When I was a high school student there, it was a time when there was no electricity, no moviehouses, no tricycles, no cars, no nothing except the stunning rural beauty of the place and the goodwill of the people.

It was an agricultural community then.

Today, the beauty and the goodwill hardly exist anymore, because the rapid population growth and technnological progress have commercialized the place - at least the poblacion.

The Romblon College in those days had a faculty which could match that of any school in the country, like Manang Lyd Fetalino.

My mother also taught there. Victoria Festin Martinez, my great mother, I repeat was validictorian in elementary in St.
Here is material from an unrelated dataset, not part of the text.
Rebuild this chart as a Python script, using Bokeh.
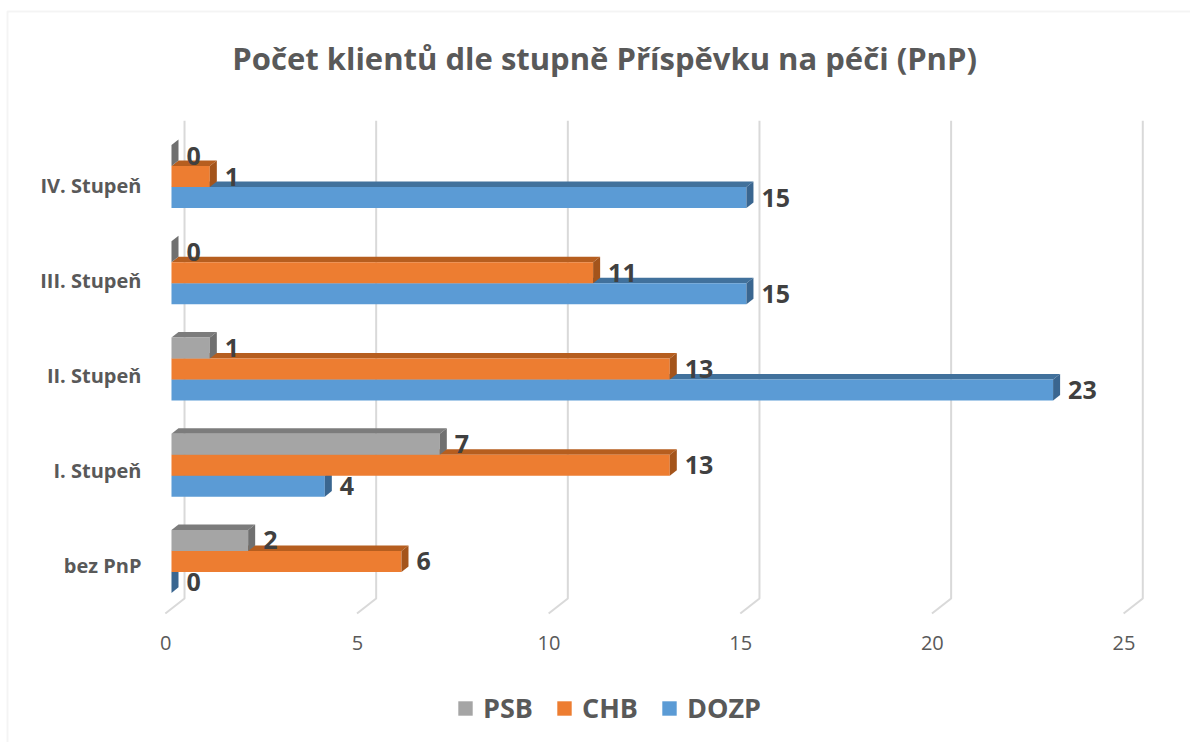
from bokeh.plotting import figure
from bokeh.models import Range1d, FixedTicker, Legend, LegendItem, BoxAnnotation, Label
from bokeh.core.properties import value
from bokeh.embed import file_html
from bokeh.resources import INLINE

# ---- data ----
categories = ["bez PnP", "I. Stupeň", "II. Stupeň", "III. Stupeň", "IV. Stupeň"]
psb = [2, 7, 1, 0, 0]
chb = [6, 13, 13, 11, 1]
dozp = [0, 4, 23, 15, 15]
series_names = ["PSB", "CHB", "DOZP"]
x_ticks = [0, 5, 10, 15, 20, 25]
chart_title = "Počet klientů dle stupně Příspěvku na péči (PnP)"

# ---- styles ----
FONT = "Open Sans"
front_colors = {"PSB": "#a5a5a5", "CHB": "#ed7d31", "DOZP": "#5b9bd5"}
top_colors = {"PSB": "#7c7c7c", "CHB": "#b65e1f", "DOZP": "#41719c"}
side_colors = {"PSB": "#707070", "CHB": "#a4541b", "DOZP": "#3a6690"}
bar_h = 0.218
dx, dy = 0.183, 0.058  # 3D depth in data units
series_vals = {"PSB": psb, "CHB": chb, "DOZP": dozp}
series_off = {"PSB": bar_h, "CHB": 0.0, "DOZP": -bar_h}

p = figure(width=1190, height=742, output_backend="svg", toolbar_location=None,
           x_range=Range1d(-4.461, 26.585), y_range=Range1d(-1.881, 5.829),
           min_border_left=0, min_border_right=0, min_border_top=0, min_border_bottom=0)
p.outline_line_color = None
p.background_fill_color = "white"
p.border_fill_color = "white"
p.xgrid.visible = False
p.ygrid.visible = False

# chart border (top / left)
p.add_layout(BoxAnnotation(left=7, right=1400, top=11, bottom=1000,
                           left_units="canvas", right_units="canvas",
                           top_units="canvas", bottom_units="canvas",
                           fill_alpha=0, line_color="#d9d9d9", line_width=2))

# back-wall gridlines with floor stubs
g_xs = [[t - 0.16, t + 0.34, t + 0.34] for t in x_ticks]
g_ys = [[-0.54, -0.384, 4.58] for t in x_ticks]
p.multi_line(g_xs, g_ys, line_color="#d9d9d9", line_width=2)

legend_items = {}
for name in ["DOZP", "CHB", "PSB"]:
    vals = series_vals[name]
    off = series_off[name]
    bottoms = [i + off - bar_h / 2 for i in range(len(categories))]
    tops = [i + off + bar_h / 2 for i in range(len(categories))]
    # top faces
    txs = [[0, v, v + dx, dx] for v in vals]
    tys = [[t, t, t + dy, t + dy] for t in tops]
    p.patches(txs, tys, fill_color=top_colors[name], line_color=None)
    # front faces
    r = p.quad(left=[0] * len(vals), right=vals, bottom=bottoms, top=tops,
               fill_color=front_colors[name], line_color=None)
    legend_items[name] = r
    # side faces
    sxs = [[v, v, v + dx, v + dx] for v in vals]
    sys_ = [[b, t, t + dy, b + dy] for b, t in zip(bottoms, tops)]
    p.patches(sxs, sys_, fill_color=side_colors[name], line_color=None)

# data labels
for name in ["DOZP", "CHB", "PSB"]:
    vals = series_vals[name]
    off = series_off[name]
    ys = [i + off for i in range(len(categories))]
    p.text(x=vals, y=ys, text=[str(v) for v in vals], x_offset=15,
           text_align="left", text_baseline="middle",
           text_font=value(FONT), text_font_style="bold",
           text_font_size="25px", text_color="#404040")

# axes (drawn inside the frame at fixed positions)
y_ticks = [round(i - 0.042 - 0.013 * i, 3) for i in range(len(categories))]
p.yaxis.ticker = FixedTicker(ticks=y_ticks)
p.yaxis.major_label_overrides = {t: c for t, c in zip(y_ticks, categories)}
p.yaxis.fixed_location = -0.548
xt = [round(t - 0.15, 2) for t in x_ticks]
p.xaxis.ticker = FixedTicker(ticks=xt)
p.xaxis.major_label_overrides = {a: str(t) for a, t in zip(xt, x_ticks)}
p.xaxis.fixed_location = -0.665
for ax in (p.xaxis, p.yaxis):
    ax.axis_line_color = None
    ax.major_tick_line_color = None
    ax.minor_tick_line_color = None
    ax.major_tick_out = 0
    ax.major_tick_in = 0
    ax.minor_tick_out = 0
    ax.major_label_text_font = FONT
    ax.major_label_text_color = "#595959"
p.yaxis.major_label_text_font_size = "20px"
p.yaxis.major_label_text_font_style = "bold"
p.yaxis.major_label_standoff = 9
p.xaxis.major_label_text_font_size = "20px"
p.xaxis.major_label_standoff = 11

# title
p.add_layout(Label(x=11.3, y=5.236, text=chart_title, text_align="center",
                   text_baseline="middle", text_font=FONT, text_font_size="31px",
                   text_font_style="bold", text_color="#595959"))

legend = Legend(items=[LegendItem(label=n, renderers=[legend_items[n]]) for n in series_names],
                orientation="horizontal", location=(456, 16), margin=0, padding=10,
                label_text_font=FONT, label_text_font_size="27px",
                label_text_font_style="bold", label_text_color="#595959",
                glyph_width=18, glyph_height=18, spacing=22, label_standoff=9,
                border_line_color=None, background_fill_alpha=0)
p.add_layout(legend, "center")

open("out.html", "w").write(file_html(p, INLINE))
Scholasticas's before the war, again was at the top of her class when she graduated from high school in the same institution, was summa cum laude in English at UST, was meritissimus in her master's degree. and would have also gotten top honors in her doctorate had the war not intervened.

Instead of living in Manila, where she was well known and where she could have made good even without effort, she chose anonymity in that small school, the Romblon Colege, because she was obedient to the wishes of her agricultural parents.

And she served the students of Romblon to the best of her ability. They all respected and loved her.